The CSSF observed that this activity has since developed significantly and that these service providers allow now clients to establish their head office at the provider’s address and offer additional services, such as mail management, incoming calls handling or welcoming visitors. Some service providers even offer the possibility to register a head office at their address on the basis of “virtual offices” without the client being required to be physically present on site.
In view of this development, the CSSF reminds that offering a head office or a commercial or professional address to a company where the latter exercises its activities in the framework of its corporate purpose and providing any service related to these activities is considered as a company domiciliation activity within the meaning of Article 1 of the Law of 31 May 1999 governing the domiciliation of companies (hereinafter the “1999 Law”).
The CSSF considers that a service provider making its address available for companies to establish their head office or address through a workstation in an open space or a virtual office carries out a domiciliation activity.
In accordance with the administrative practice of the CSSF, the rental of a closed and private office to a company where it establishes its head office is, in principle, not considered as a domiciliation activity, if that it is a genuine rental, i.e. a lasting and permanent rental ensuring that the renter has private premises available for its exclusive use.
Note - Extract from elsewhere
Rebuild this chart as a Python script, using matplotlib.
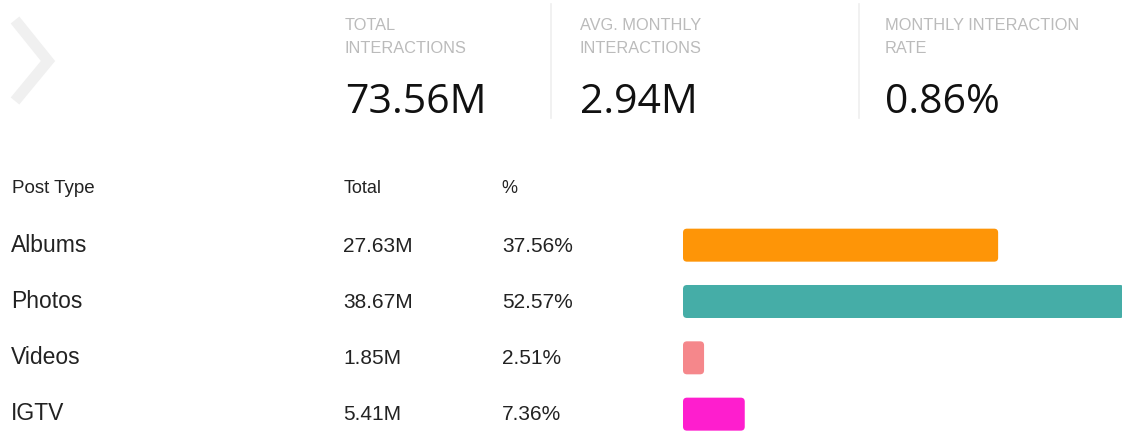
import matplotlib
matplotlib.use("Agg")
import matplotlib.pyplot as plt
from matplotlib.patches import FancyBboxPatch
from matplotlib.lines import Line2D

# summary cards
card_labels = ["TOTAL\nINTERACTIONS", "AVG. MONTHLY\nINTERACTIONS",
               "MONTHLY INTERACTION\nRATE"]
card_values = ["73.56M", "2.94M", "0.86%"]

# table
post_types = ["Albums", "Photos", "Videos", "IGTV"]
totals = ["27.63M", "38.67M", "1.85M", "5.41M"]
shares = [37.56, 52.57, 2.51, 7.36]
bar_colors = ["#fe9507", "#45ada7", "#f5878b", "#fe1ece"]

W, H = 1122, 434


def main():
    fig = plt.figure(figsize=(W / 100, H / 100), dpi=100)

    # overlay axes in pixel coordinates for text and decorations
    ov = fig.add_axes([0, 0, 1, 1])
    ov.set_xlim(0, W)
    ov.set_ylim(H, 0)
    ov.axis("off")

    # chevron
    ov.add_line(Line2D([15, 48, 15], [20, 61, 101], color="#f0f0f0",
                       lw=8, solid_joinstyle="miter", solid_capstyle="butt"))

    card_x = [345, 580, 885]
    for x, lab, val in zip(card_x, card_labels, card_values):
        l1, l2 = lab.split("\n")
        ov.text(x, 30, l1, fontsize=11.8, color="#bbbbbb", va="baseline",
                family="Liberation Sans")
        ov.text(x, 53, l2, fontsize=11.8, color="#bbbbbb", va="baseline",
                family="Liberation Sans")
        ov.text(x, 113, val, fontsize=29.5, color="#111111", va="baseline",
                family="Open Sans")

    for sx in [551, 859]:
        ov.plot([sx, sx], [4, 118], color="#efefef", lw=1.2)

    # table headers
    hdr = dict(fontsize=13.5, color="#222222", va="baseline",
               family="Liberation Sans")
    ov.text(12, 193, "Post Type", **hdr)
    ov.text(344, 193, "Total", **dict(hdr, fontsize=13))
    ov.text(501, 193, "%", **dict(hdr, fontsize=13))

    row_y = [252, 308, 364, 420]
    for y, name, tot, pct in zip(row_y, post_types, totals, shares):
        ov.text(11, y, name, fontsize=16.5, color="#222222", va="baseline",
                family="Liberation Sans")
        ov.text(343, y, tot, fontsize=15, color="#222222", va="baseline",
                family="Liberation Sans")
        ov.text(502, y, f"{pct:.2f}%", fontsize=15, color="#222222",
                va="baseline", family="Liberation Sans")

    # bar axes
    px_per_pct = 8.39
    row_px = 56.33
    left, top = 683, 217
    ax = fig.add_axes([left / W, 0, (W - left) / W, (H - top) / H])
    ax.set_xlim(0, (W - left) / px_per_pct)
    ax.set_ylim(-0.5 + (H - top) / row_px, -0.5)
    ax.axis("off")
    bars = ax.barh(range(len(shares)), shares, height=33 / row_px,
                   color=bar_colors)
    r = 4 / px_per_pct
    aspect = px_per_pct / row_px
    for b, c in zip(bars, bar_colors):
        x0, y0, w, h = b.get_x(), b.get_y(), b.get_width(), b.get_height()
        b.remove()
        ax.add_patch(FancyBboxPatch((x0, y0), w, h,
                                    boxstyle=f"round,pad=0,rounding_size={r}",
                                    mutation_aspect=aspect, fc=c, ec="none"))

    fig.savefig("out.png", dpi=100)


if __name__ == "__main__":
    main()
Where services are provided to companies, the activity is deemed to fall within the definition of domiciliation of companies.
A rental of “closed and private” offices is not considered genuine where:
- the renter has not private premises available for its exclusive use including a secured access;
- the size of the office does not allow the effective exercise of the company’s activity;
- the office is not occupied in a permanent and exclusive manner;
- the effective management of the company is carried out remotely; or
- the provider offers one or several of the following services to the renter:
- receiving mail including, among others, receiving physical or digital mail or making letter boxes or lockers which are not private or secure available at the reception of the provider;
- managing mail including, among others, its opening, digitalisation or its physical or digital transmission, as well as organising the dispatch of mail from the renter;
- answering and/or transmitting phone calls;
- organising meetings;
- welcoming visitors.
The CSSF would like to point out that members of the regulated professions referred to in Article 1 of the 1999 Law other than specialised PFS authorised as corporate domiciliation agents in accordance with Article 28-9 of the LFS, are exclusively entitled to domicile companies to whom they provide professional services. The domiciliation should only be ancillary to their main regulated professional activity.
As regards these regulated professions, any domiciliation activity exercised outside their main activity, such as operating a business centre or a co-working space, requires prior authorisation of the CSSF as specialised PFS according to Article 28-9 of the LFS.
The CSSF reminds that the breach of the provisions of Articles 1 and 2 of the 1999 Law constitutes a criminal offence which may be punishable by imprisonment of between eight days and five years and a fine of between EUR 1,250 and EUR 125,000.